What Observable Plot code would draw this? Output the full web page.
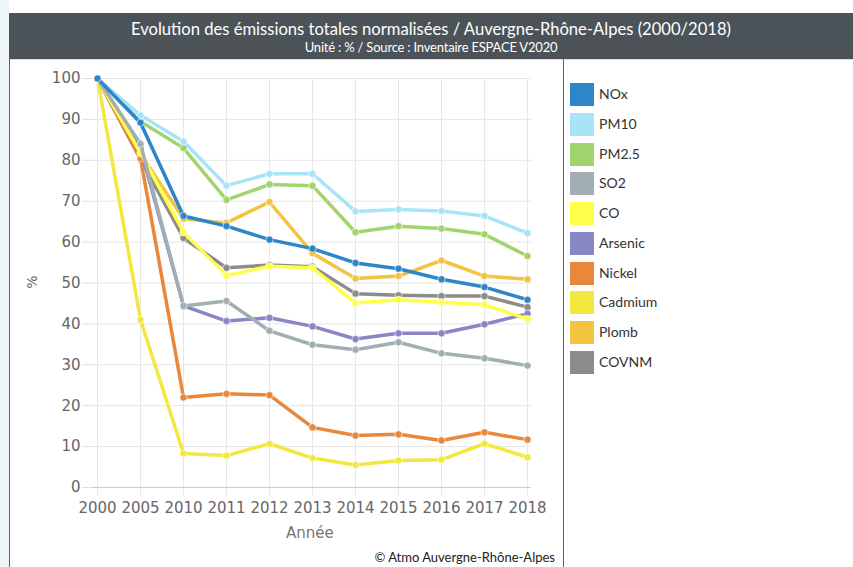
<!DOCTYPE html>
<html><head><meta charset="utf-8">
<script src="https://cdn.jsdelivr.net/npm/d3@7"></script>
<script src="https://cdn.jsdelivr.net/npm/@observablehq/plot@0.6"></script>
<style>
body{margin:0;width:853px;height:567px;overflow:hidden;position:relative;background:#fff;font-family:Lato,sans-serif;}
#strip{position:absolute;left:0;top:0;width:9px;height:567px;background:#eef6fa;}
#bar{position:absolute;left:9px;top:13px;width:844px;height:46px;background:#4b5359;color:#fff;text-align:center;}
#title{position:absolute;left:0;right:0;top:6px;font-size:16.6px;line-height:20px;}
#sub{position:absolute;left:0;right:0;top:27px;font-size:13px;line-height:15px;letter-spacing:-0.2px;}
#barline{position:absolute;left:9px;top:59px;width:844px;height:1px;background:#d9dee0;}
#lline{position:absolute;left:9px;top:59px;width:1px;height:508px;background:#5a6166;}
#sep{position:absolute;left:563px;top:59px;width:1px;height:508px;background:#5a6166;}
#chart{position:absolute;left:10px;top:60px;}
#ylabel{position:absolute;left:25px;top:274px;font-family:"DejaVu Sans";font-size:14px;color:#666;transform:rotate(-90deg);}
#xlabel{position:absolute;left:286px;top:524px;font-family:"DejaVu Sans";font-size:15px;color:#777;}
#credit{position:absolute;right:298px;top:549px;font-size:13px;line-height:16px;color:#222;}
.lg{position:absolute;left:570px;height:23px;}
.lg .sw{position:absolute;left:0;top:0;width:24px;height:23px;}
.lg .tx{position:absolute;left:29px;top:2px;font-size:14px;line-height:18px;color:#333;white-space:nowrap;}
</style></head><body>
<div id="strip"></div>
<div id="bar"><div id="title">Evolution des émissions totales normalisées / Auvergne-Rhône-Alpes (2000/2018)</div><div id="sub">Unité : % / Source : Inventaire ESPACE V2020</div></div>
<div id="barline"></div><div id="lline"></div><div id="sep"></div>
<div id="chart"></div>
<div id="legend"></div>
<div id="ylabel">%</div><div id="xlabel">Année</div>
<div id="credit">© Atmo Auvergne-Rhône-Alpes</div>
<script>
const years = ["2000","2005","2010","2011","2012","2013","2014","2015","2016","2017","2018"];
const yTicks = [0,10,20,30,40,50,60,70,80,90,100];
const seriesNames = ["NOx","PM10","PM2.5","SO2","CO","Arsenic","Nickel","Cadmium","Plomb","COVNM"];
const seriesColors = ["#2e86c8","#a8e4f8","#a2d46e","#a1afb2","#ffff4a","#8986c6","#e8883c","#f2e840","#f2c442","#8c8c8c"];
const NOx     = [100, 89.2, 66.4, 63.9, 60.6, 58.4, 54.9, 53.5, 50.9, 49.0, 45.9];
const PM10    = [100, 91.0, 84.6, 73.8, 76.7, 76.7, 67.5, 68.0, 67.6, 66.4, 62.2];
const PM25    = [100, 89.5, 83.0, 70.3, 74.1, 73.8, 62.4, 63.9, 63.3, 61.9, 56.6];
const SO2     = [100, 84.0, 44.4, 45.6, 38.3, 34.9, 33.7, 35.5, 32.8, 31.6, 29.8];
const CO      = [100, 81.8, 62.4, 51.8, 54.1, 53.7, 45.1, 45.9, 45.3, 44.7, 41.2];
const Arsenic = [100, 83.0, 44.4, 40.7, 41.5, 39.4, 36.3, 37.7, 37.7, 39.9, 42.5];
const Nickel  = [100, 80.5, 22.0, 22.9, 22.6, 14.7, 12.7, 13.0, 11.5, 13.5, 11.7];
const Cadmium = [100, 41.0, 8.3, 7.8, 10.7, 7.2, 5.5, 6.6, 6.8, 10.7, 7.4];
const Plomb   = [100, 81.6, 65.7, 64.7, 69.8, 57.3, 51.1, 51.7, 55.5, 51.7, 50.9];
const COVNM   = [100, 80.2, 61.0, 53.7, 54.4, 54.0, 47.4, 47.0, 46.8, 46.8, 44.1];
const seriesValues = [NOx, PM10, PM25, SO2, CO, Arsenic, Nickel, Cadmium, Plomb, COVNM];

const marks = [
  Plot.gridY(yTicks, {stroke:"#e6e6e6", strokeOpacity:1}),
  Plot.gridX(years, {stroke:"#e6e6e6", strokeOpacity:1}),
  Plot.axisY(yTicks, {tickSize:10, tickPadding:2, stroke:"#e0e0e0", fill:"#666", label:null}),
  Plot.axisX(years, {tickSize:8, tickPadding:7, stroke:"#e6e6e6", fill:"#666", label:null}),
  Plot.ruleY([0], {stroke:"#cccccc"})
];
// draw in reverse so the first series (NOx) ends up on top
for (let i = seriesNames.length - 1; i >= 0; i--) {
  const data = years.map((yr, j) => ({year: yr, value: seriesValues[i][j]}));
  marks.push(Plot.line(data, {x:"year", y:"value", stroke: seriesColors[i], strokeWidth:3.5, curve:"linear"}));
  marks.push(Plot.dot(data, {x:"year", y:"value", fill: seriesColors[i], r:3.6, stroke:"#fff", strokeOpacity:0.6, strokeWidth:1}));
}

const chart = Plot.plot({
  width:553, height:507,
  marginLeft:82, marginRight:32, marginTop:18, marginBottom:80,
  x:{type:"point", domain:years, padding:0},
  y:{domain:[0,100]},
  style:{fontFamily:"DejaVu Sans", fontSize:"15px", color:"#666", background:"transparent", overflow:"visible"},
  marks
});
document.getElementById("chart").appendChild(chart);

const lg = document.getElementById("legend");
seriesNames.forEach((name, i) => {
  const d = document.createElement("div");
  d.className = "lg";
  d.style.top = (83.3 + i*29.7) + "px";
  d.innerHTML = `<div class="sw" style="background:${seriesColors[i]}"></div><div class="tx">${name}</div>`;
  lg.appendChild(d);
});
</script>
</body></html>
- - - - -
--- WORK TO BE COMPLETED ---
Copy each line above precisely, dropping the pictures.

--- OUTPUT OF THE TASK ---
What Observable Plot code would draw this? Output the full web page.
<!DOCTYPE html>
<html><head><meta charset="utf-8">
<script src="https://cdn.jsdelivr.net/npm/d3@7"></script>
<script src="https://cdn.jsdelivr.net/npm/@observablehq/plot@0.6"></script>
<style>
body{margin:0;width:853px;height:567px;overflow:hidden;position:relative;background:#fff;font-family:Lato,sans-serif;}
#strip{position:absolute;left:0;top:0;width:9px;height:567px;background:#eef6fa;}
#bar{position:absolute;left:9px;top:13px;width:844px;height:46px;background:#4b5359;color:#fff;text-align:center;}
#title{position:absolute;left:0;right:0;top:6px;font-size:16.6px;line-height:20px;}
#sub{position:absolute;left:0;right:0;top:27px;font-size:13px;line-height:15px;letter-spacing:-0.2px;}
#barline{position:absolute;left:9px;top:59px;width:844px;height:1px;background:#d9dee0;}
#lline{position:absolute;left:9px;top:59px;width:1px;height:508px;background:#5a6166;}
#sep{position:absolute;left:563px;top:59px;width:1px;height:508px;background:#5a6166;}
#chart{position:absolute;left:10px;top:60px;}
#ylabel{position:absolute;left:25px;top:274px;font-family:"DejaVu Sans";font-size:14px;color:#666;transform:rotate(-90deg);}
#xlabel{position:absolute;left:286px;top:524px;font-family:"DejaVu Sans";font-size:15px;color:#777;}
#credit{position:absolute;right:298px;top:549px;font-size:13px;line-height:16px;color:#222;}
.lg{position:absolute;left:570px;height:23px;}
.lg .sw{position:absolute;left:0;top:0;width:24px;height:23px;}
.lg .tx{position:absolute;left:29px;top:2px;font-size:14px;line-height:18px;color:#333;white-space:nowrap;}
</style></head><body>
<div id="strip"></div>
<div id="bar"><div id="title">Evolution des émissions totales normalisées / Auvergne-Rhône-Alpes (2000/2018)</div><div id="sub">Unité : % / Source : Inventaire ESPACE V2020</div></div>
<div id="barline"></div><div id="lline"></div><div id="sep"></div>
<div id="chart"></div>
<div id="legend"></div>
<div id="ylabel">%</div><div id="xlabel">Année</div>
<div id="credit">© Atmo Auvergne-Rhône-Alpes</div>
<script>
const years = ["2000","2005","2010","2011","2012","2013","2014","2015","2016","2017","2018"];
const yTicks = [0,10,20,30,40,50,60,70,80,90,100];
const seriesNames = ["NOx","PM10","PM2.5","SO2","CO","Arsenic","Nickel","Cadmium","Plomb","COVNM"];
const seriesColors = ["#2e86c8","#a8e4f8","#a2d46e","#a1afb2","#ffff4a","#8986c6","#e8883c","#f2e840","#f2c442","#8c8c8c"];
const NOx     = [100, 89.2, 66.4, 63.9, 60.6, 58.4, 54.9, 53.5, 50.9, 49.0, 45.9];
const PM10    = [100, 91.0, 84.6, 73.8, 76.7, 76.7, 67.5, 68.0, 67.6, 66.4, 62.2];
const PM25    = [100, 89.5, 83.0, 70.3, 74.1, 73.8, 62.4, 63.9, 63.3, 61.9, 56.6];
const SO2     = [100, 84.0, 44.4, 45.6, 38.3, 34.9, 33.7, 35.5, 32.8, 31.6, 29.8];
const CO      = [100, 81.8, 62.4, 51.8, 54.1, 53.7, 45.1, 45.9, 45.3, 44.7, 41.2];
const Arsenic = [100, 83.0, 44.4, 40.7, 41.5, 39.4, 36.3, 37.7, 37.7, 39.9, 42.5];
const Nickel  = [100, 80.5, 22.0, 22.9, 22.6, 14.7, 12.7, 13.0, 11.5, 13.5, 11.7];
const Cadmium = [100, 41.0, 8.3, 7.8, 10.7, 7.2, 5.5, 6.6, 6.8, 10.7, 7.4];
const Plomb   = [100, 81.6, 65.7, 64.7, 69.8, 57.3, 51.1, 51.7, 55.5, 51.7, 50.9];
const COVNM   = [100, 80.2, 61.0, 53.7, 54.4, 54.0, 47.4, 47.0, 46.8, 46.8, 44.1];
const seriesValues = [NOx, PM10, PM25, SO2, CO, Arsenic, Nickel, Cadmium, Plomb, COVNM];

const marks = [
  Plot.gridY(yTicks, {stroke:"#e6e6e6", strokeOpacity:1}),
  Plot.gridX(years, {stroke:"#e6e6e6", strokeOpacity:1}),
  Plot.axisY(yTicks, {tickSize:10, tickPadding:2, stroke:"#e0e0e0", fill:"#666", label:null}),
  Plot.axisX(years, {tickSize:8, tickPadding:7, stroke:"#e6e6e6", fill:"#666", label:null}),
  Plot.ruleY([0], {stroke:"#cccccc"})
];
// draw in reverse so the first series (NOx) ends up on top
for (let i = seriesNames.length - 1; i >= 0; i--) {
  const data = years.map((yr, j) => ({year: yr, value: seriesValues[i][j]}));
  marks.push(Plot.line(data, {x:"year", y:"value", stroke: seriesColors[i], strokeWidth:3.5, curve:"linear"}));
  marks.push(Plot.dot(data, {x:"year", y:"value", fill: seriesColors[i], r:3.6, stroke:"#fff", strokeOpacity:0.6, strokeWidth:1}));
}

const chart = Plot.plot({
  width:553, height:507,
  marginLeft:82, marginRight:32, marginTop:18, marginBottom:80,
  x:{type:"point", domain:years, padding:0},
  y:{domain:[0,100]},
  style:{fontFamily:"DejaVu Sans", fontSize:"15px", color:"#666", background:"transparent", overflow:"visible"},
  marks
});
document.getElementById("chart").appendChild(chart);

const lg = document.getElementById("legend");
seriesNames.forEach((name, i) => {
  const d = document.createElement("div");
  d.className = "lg";
  d.style.top = (83.3 + i*29.7) + "px";
  d.innerHTML = `<div class="sw" style="background:${seriesColors[i]}"></div><div class="tx">${name}</div>`;
  lg.appendChild(d);
});
</script>
</body></html>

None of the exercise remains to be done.